Além de conseguir diferenciar geneticamente as diversas populações de botos amazônicos, a biologia molecular também permitiu compreender a dinâmica do isolamento e da especiação dos grupos de botos no passado. Assim, aliando dados genéticos com conhecimento geológico, paleontológico e paleoclimático, os pesquisadores conseguiram estabelecer um roteiro com hipóteses da adaptação dos botos aos rios da Amazônia.

A história começa no período Mioceno, entre 20 milhões e 10 milhões de anos atrás, quando o nível dos oceanos era consideravelmente mais elevado do que hoje e penetrava o continente sul-americano através das calhas dos rios Amazonas, Magdalena na Colômbia e Orinoco na Venezuela. Os ancestrais tanto dos botos quanto dos peixes-boi e das raias amazônicas eram animais marinhos que habitavam aquelas línguas de água salgada que adentravam o continente.

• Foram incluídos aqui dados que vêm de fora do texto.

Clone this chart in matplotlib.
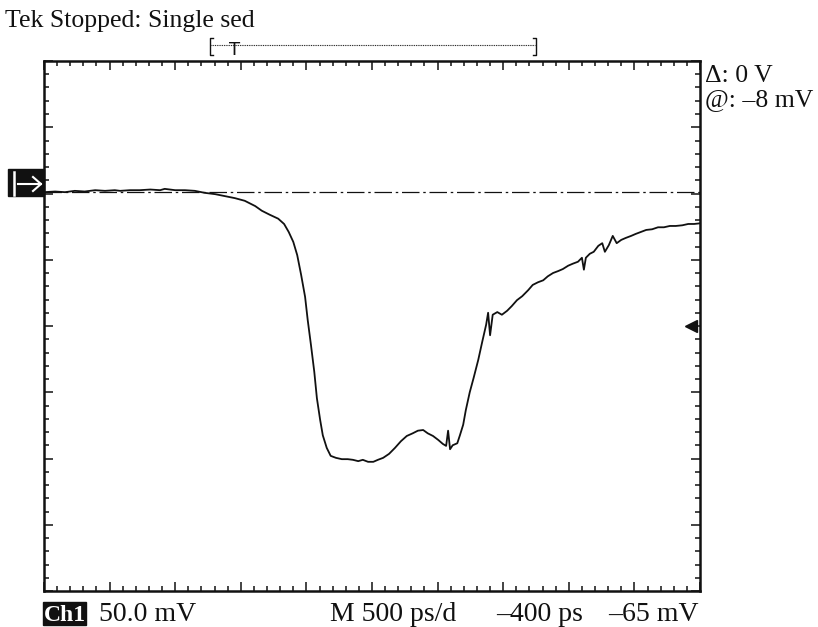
import matplotlib
matplotlib.use("Agg")
import matplotlib.pyplot as plt
from matplotlib.ticker import MultipleLocator
from matplotlib.patches import Rectangle

# scope trace in graticule divisions
# (500 ps/div horizontally, 50 mV/div vertically, screen centre = 0)
t_div = [0.00, 0.17, 0.32, 0.47, 0.62, 0.78, 0.93, 1.08, 1.16, 1.31,
         1.46, 1.62, 1.77, 1.84, 2.00, 2.15, 2.30, 2.45, 2.61, 2.76,
         2.91, 3.06, 3.22, 3.32, 3.44, 3.57, 3.66, 3.73, 3.80, 3.86,
         3.92, 3.98, 4.02, 4.07, 4.12, 4.16, 4.21, 4.25, 4.31, 4.37,
         4.45, 4.54, 4.63, 4.71, 4.79, 4.86, 4.94, 5.02, 5.09, 5.17,
         5.26, 5.35, 5.44, 5.53, 5.62, 5.70, 5.78, 5.85, 5.93, 6.01,
         6.08, 6.13, 6.16, 6.19, 6.23, 6.30, 6.34, 6.39, 6.43, 6.49,
         6.55, 6.62, 6.68, 6.74, 6.77, 6.80, 6.84, 6.91, 6.98, 7.06,
         7.13, 7.21, 7.29, 7.38, 7.45, 7.53, 7.61, 7.68, 7.76, 7.84,
         7.91, 7.99, 8.06, 8.14, 8.20, 8.23, 8.26, 8.32, 8.38, 8.45,
         8.51, 8.55, 8.61, 8.67, 8.73, 8.80, 8.87, 8.95, 9.02, 9.10,
         9.18, 9.27, 9.36, 9.45, 9.54, 9.63, 9.73, 9.82, 9.91, 10.0]
v_div = [2.02, 2.03, 2.02, 2.04, 2.03, 2.05, 2.04, 2.05, 2.04, 2.05,
         2.05, 2.06, 2.05, 2.07, 2.05, 2.05, 2.04, 2.01, 1.99, 1.96,
         1.93, 1.89, 1.81, 1.74, 1.68, 1.62, 1.54, 1.42, 1.27, 1.07,
         0.77, 0.44, 0.09, -0.29, -0.69, -1.09, -1.42, -1.65, -1.84, -1.96,
         -1.99, -2.01, -2.01, -2.02, -2.04, -2.02, -2.05, -2.05, -2.02, -1.99,
         -1.93, -1.84, -1.74, -1.66, -1.62, -1.58, -1.57, -1.62, -1.66, -1.72,
         -1.78, -1.81, -1.58, -1.86, -1.80, -1.77, -1.65, -1.49, -1.27, -1.00,
         -0.78, -0.51, -0.24, 0.02, 0.20, -0.14, 0.17, 0.21, 0.17, 0.23,
         0.30, 0.39, 0.45, 0.54, 0.62, 0.66, 0.69, 0.75, 0.80, 0.83,
         0.86, 0.91, 0.94, 0.97, 1.03, 0.85, 1.03, 1.09, 1.12, 1.21,
         1.25, 1.12, 1.22, 1.36, 1.25, 1.30, 1.33, 1.36, 1.39, 1.42,
         1.45, 1.46, 1.49, 1.49, 1.51, 1.51, 1.52, 1.54, 1.54, 1.55]

ref_level = 2.02      # dash-dot reference line
ch_marker = 0.0       # right-hand level arrow
trig_pos = 2.91       # "T" trigger position

header = "Tek Stopped: Single sed"
readouts = ["\u0394: 0 V", "@: \u20138 mV"]
bottom = ["50.0 mV", "M 500 ps/d", "\u2013400 ps", "\u201365 mV"]

serif = "Liberation Serif"
ink = "#111111"
W, H = 818, 627
fig = plt.figure(figsize=(W / 100, H / 100), dpi=100)
ax = fig.add_axes([44 / W, 1 - 591 / H, 656 / W, 530 / H])

ax.plot(t_div, v_div, color=ink, lw=1.3)
ax.axhline(ref_level, color=ink, lw=0.9, ls=(0, (14, 3, 2, 3)))
ax.plot(9.87, ch_marker, marker="<", ms=9, color=ink, clip_on=False)

ax.set_xlim(0, 10)
ax.set_ylim(-4, 4)
ax.xaxis.set_major_locator(MultipleLocator(1))
ax.xaxis.set_minor_locator(MultipleLocator(0.2))
ax.yaxis.set_major_locator(MultipleLocator(1))
ax.yaxis.set_minor_locator(MultipleLocator(0.2))
ax.tick_params(which="both", direction="in", top=True, right=True,
               labelbottom=False, labelleft=False, color=ink, width=1.1)
ax.tick_params(which="major", length=6.5)
ax.tick_params(which="minor", length=3.6)
for s in ax.spines.values():
    s.set_linewidth(1.8)
    s.set_color(ink)

# overlay in pixel coordinates for the screen annotations
ov = fig.add_axes([0, 0, 1, 1], zorder=5)
ov.set_xlim(0, W)
ov.set_ylim(H, 0)
ov.axis("off")
ov.patch.set_alpha(0)

ov.text(5, 27, header, family=serif, fontsize=18.5, va="baseline", color=ink)

# trigger bracket with dotted record span
ov.plot([213, 210, 210, 213], [38, 38, 55, 55], color=ink, lw=1)
ov.plot([533, 536, 536, 533], [38, 38, 55, 55], color=ink, lw=1)
ov.plot([211, 535], [45, 45], color=ink, lw=0.8, ls=(0, (0.8, 0.8)))
tx = 44 + trig_pos * 65.6
ov.text(tx, 55, "T", family="DejaVu Sans", fontsize=13, ha="center",
        va="baseline", color=ink)

# ground marker on the left
ov.add_patch(Rectangle((8, 169), 36, 27, color=ink))
ov.plot([14, 14], [172, 195], color="white", lw=1.8)
ov.plot([18, 41], [184, 184], color="white", lw=1.5)
ov.plot([33, 41, 33], [177, 184, 191], color="white", lw=1.5)

for i, s in enumerate(readouts):
    ov.text(705, 82 + 24 * i, s, family=serif, fontsize=18.5, va="baseline",
            color=ink)

# inverted channel badge
ov.add_patch(Rectangle((43, 602), 43, 23, color=ink))
ov.text(64.5, 621, "Ch1", family=serif, fontsize=17, weight="bold",
        color="white", ha="center", va="baseline")
xs = [196, 330, 496, 699]
has = ["right", "left", "left", "right"]
for x, s, ha in zip(xs, bottom, has):
    ov.text(x, 621, s, family=serif, fontsize=20, va="baseline", ha=ha,
            color=ink)

fig.savefig("out.png", dpi=100)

Na mesma época, o movimento contínuo das placas tectônicas acelerou a formação dos Andes. Ao longo de milhões de anos, acompanhando a elevação da cordilheira, os terrenos da Amazônia ocidental (que hoje compreendem os estados do Amazonas, Acre e Roraima, além da Bolívia, Peru, Colômbia e Venezuela), foram subindo, até eventualmente empoçar as águas onde viviam os ancestrais dos botos. Para sobreviver, aqueles cetáceos marinhos foram se adaptando por milhares de gerações às condições de uma vida em água doce, dando origem aos botos atuais.

Nos últimos 200 anos, foram descritas 19 espécies de botos amazônicos. A primeira delas, em 1817, foi o boto cor-de-rosa (Inia geoffrensis) do Amazonas e do rio Negro. Em 1834, foi a vez do boto boliviano (I. boliviensis) das bacias do rio Beni na Bolívia, e do Alto Madeira em Rondônia. Só no século 19 foram descritas outras 15 espécies, todas eventualmente consideradas sinônimos das duas primeiras. Em 1977, a linhagem dos botos rosados das bacias do Orinoco e do Magdalena ganhou status de espécie (I. humboldtiana).

Todas estas descrições foram feitas com base nas diferenças anatômicas dos animais, associadas aos habitats que ocupam. Mas, com a revolução da genética do século 21, a comparação dos dados moleculares foi priorizada, acabando por revelar mais semelhanças do que diferenças.

Da mesma forma que acontece com os cachorros, em que um leque anatômico oculta uma identidade canina universal, o estudo do DNA dos botos amazônicos fez as três espécies serem vistas como uma só. Assim, os botos do Amazonas (I. geoffrensis geoffrensis), do Orinoco (I. g. humboldtiana) e da Bolívia (I. g. boliviensis) passaram a ser considerados três subespécies.

Porém, o mesmo poder dos dados moleculares que uniu populações de botos antes distintas, também pode sugerir que a linhagem de botos do Araguaia acumulara ao longo de milhões de anos de isolamento diferenças genéticas suficientes para sustentar uma nova espécie – o que o trabalho de Erika e colegas sugere contestar, ou buscar novas evidências.